Gustavo López

Personal information
- Full name: Gustavo Adrián López Pablo
- Date of birth: 13 April 1973 (age 53)
- Place of birth: Valentín Alsina, Argentina
- Height: 1.74 m (5 ft 9 in)
- Position: Winger

Team information
- Current team: Atlético Madrid (assistant manager)

Senior career*
- Years: Team / Apps / (Gls)
- 1991–1995: Independiente / 74 / (9)
- 1996–1999: Zaragoza / 105 / (12)
- 1999–2007: Celta / 238 / (22)
- 2007–2008: Cádiz / 33 / (2)
- Total:  / 450 / (45)

International career
- 1994–2003: Argentina / 32 / (4)

Managerial career
- 2022–: Atlético Madrid (assistant)

Medal record
Representing Argentina
Men's Football
| Silver medal – second place | 1996 Atlanta | Team competition |

= Gustavo López (footballer, born 1973) =

Argentine footballer (born 1973)

Gustavo Adrián López Pablo (born 13 April 1973) is an Argentine football coach and former player who played as a left winger. He is an assistant coach for Atlético Madrid.

He spent the vast majority of his professional career in Spain, amassing La Liga totals of 310 matches and 33 goals during 11 seasons (13 in the country overall), playing for Zaragoza and Celta. He started his career with Independiente.
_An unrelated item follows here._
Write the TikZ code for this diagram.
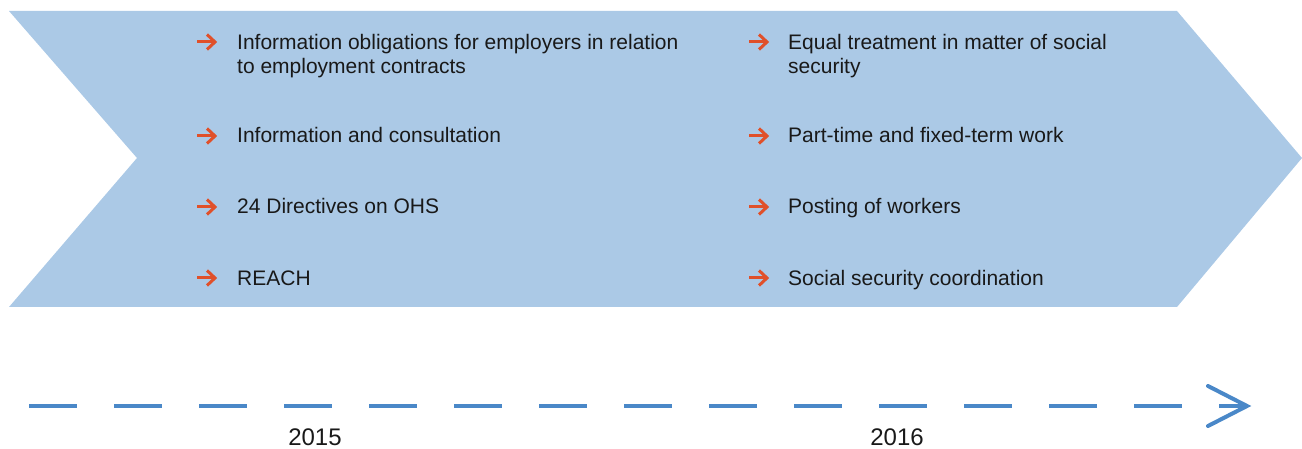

An Argentine international for nine years, López represented the nation at the 2002 World Cup and two Copa América tournaments.

==Club career==
===Early years and Zaragoza===
Born in Valentín Alsina, Buenos Aires, López began his career with local Independiente in 1991. He won four major titles during his spell there, all arriving in his last years.

In January 1996, López moved to Spain with Real Zaragoza for a club record 420 million pesetas, making his La Liga debut on the 7th in a 1–1 home draw against Rayo Vallecano. He scored five goals in 32 matches in his third full season, helping to the ninth position in the table; during most of his stint in Aragon, he partnered countryman Kily González.

===Celta===
López rejoined former Zaragoza manager Víctor Fernández at Celta in summer 1999, and quickly became an essential first-team unit. He netted twice in five appearances in the 2000–01 edition of the Copa del Rey, helping the side to the final against his former club (1–3 loss in Seville), then contributed with 33 games (29 starts, 2.232 minutes of action) in the 2002–03 campaign as the Galicians finished fourth and qualified for the UEFA Champions League for the first time in their history.

At the end of 2006–07, after having suffered his second relegation with Celta and having already renewed his contract twice by reducing his wages, 34-year-old López decided to leave the club, amassing official totals of 292 matches and 29 goals. He retired at the end of the following season, also dropping down a level with Cádiz in Segunda División, then worked as commentator for Canal+ on their coverage of La Liga and for PRISA regarding the Argentine top level, as well as running training camps for children.

==International career==
López won 32 caps for Argentina and scored four goals, making his debut against Romania in December 1994. He represented the country at the 1997 and 1999 Copa América tournaments, being an unused squad member at the ill-fated 2002 FIFA World Cup in Japan and South Korea.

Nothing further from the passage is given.